Le banquet de clôture du concile, fin juin, célébra à la fois la rédaction du Symbole de Nicée qui clarifiait l’enseignement de l’Église, et le triomphe de Constantin, salué du titre d’« évêque du dehors » pour son œuvre en faveur de l’orthodoxie. Une fois de plus, l’axiome « oportet esse hæreses » – il est bon qu’il y ait des hérésies – se révélait juste !

Hélas, à peine le concile achevé, les partisans d’Arius relèveraient la tête et ne tarderaient pas à convaincre l’empereur que la consubstantialité (cf. encadré ci-dessous) était une idée insoutenable. En fait, l’arianisme, tout condamné qu’il fût, ne faisait qu’entamer ses ravages. Il durerait des siècles et ouvrirait, là où il s’implanta durablement, la porte à l’islam. 

Symbole de Nicée-Constantinople
Profession de foi

Il ne faudra pas moins de deux conciles pour fixer le texte du Credo que nous professons toujours à la messe : celui de Nicée sera suivi d’un concile convoqué à Constantinople par l’empereur Théodose Ier, en 381. Car, bien que défaits à Nicée, les disciples d’Arius n’avaient pas désarmé.
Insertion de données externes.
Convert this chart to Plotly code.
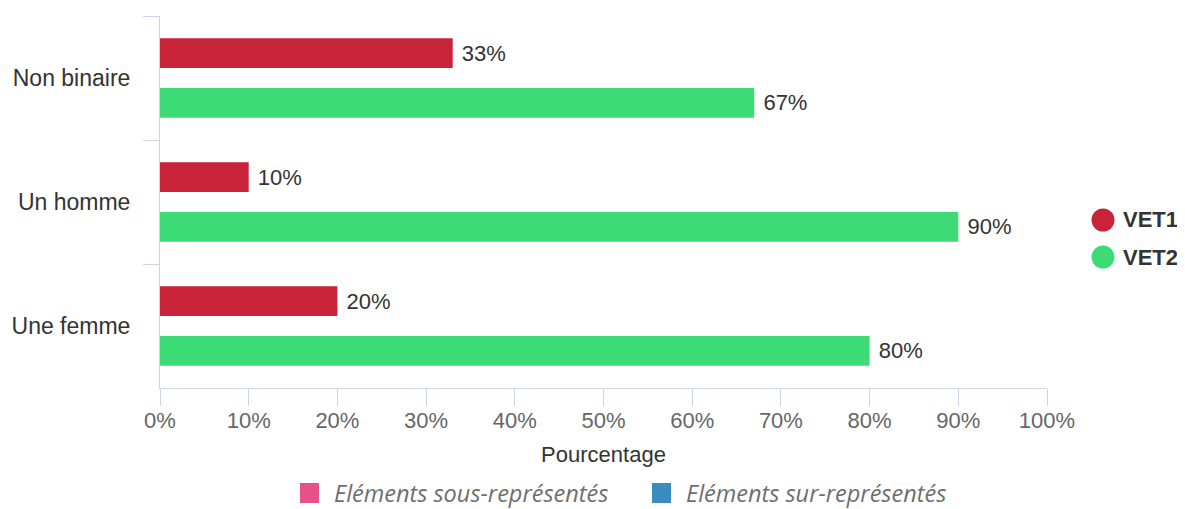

Il fallait aussi mettre un terme à une nouvelle dispute concernant le Saint-Esprit, certains considérant qu’Il n’avait pas la même dignité que le Père et le Fils.

Les Pères conciliaires décidèrent donc, à Constantinople, de compléter le symbole de Nicée – symbole signifiant ici « signe de reconnaissance ». Réaffirmant que le Christ était « consubstantiel » au Père, ils précisèrent qu’Il avait pris chair « de la Vierge Marie par le Saint-Esprit ». Et ajoutèrent que l’Esprit Saint procédait du Père, recevait « même adoration et même gloire » et qu’il avait « parlé par les prophètes ». L’Église professera plus tard que le Saint-Esprit procède aussi du Fils (filioque), ce que n’admettront pas les chrétiens orthodoxes.

« De même nature » ou « consubstantiel » ?

Après Vatican II, l’emploi des langues locales préconisé par le concile entraînera, en France, une grande confusion : la formule latine consubstantialem Patri sera traduite par « de même nature que le Père ». Or, « deux êtres de même nature ne sont pas nécessairement de même substance. Deux hommes sont de même nature, mais chacun d’eux est une substance distincte, et c’est même pourquoi ils sont deux », remarquait le philosophe Étienne Gilson dans La France catholique du 2 juillet 1965. Cette traduction fautive – que Jacques Maritain jugeait même « hérétique » – pouvait conduire à conclure qu’il n’y a pas un seul Dieu en trois personnes, mais trois dieux différents. Elle a été heureusement corrigée dans la nouvelle traduction du Missel romain, en 2021.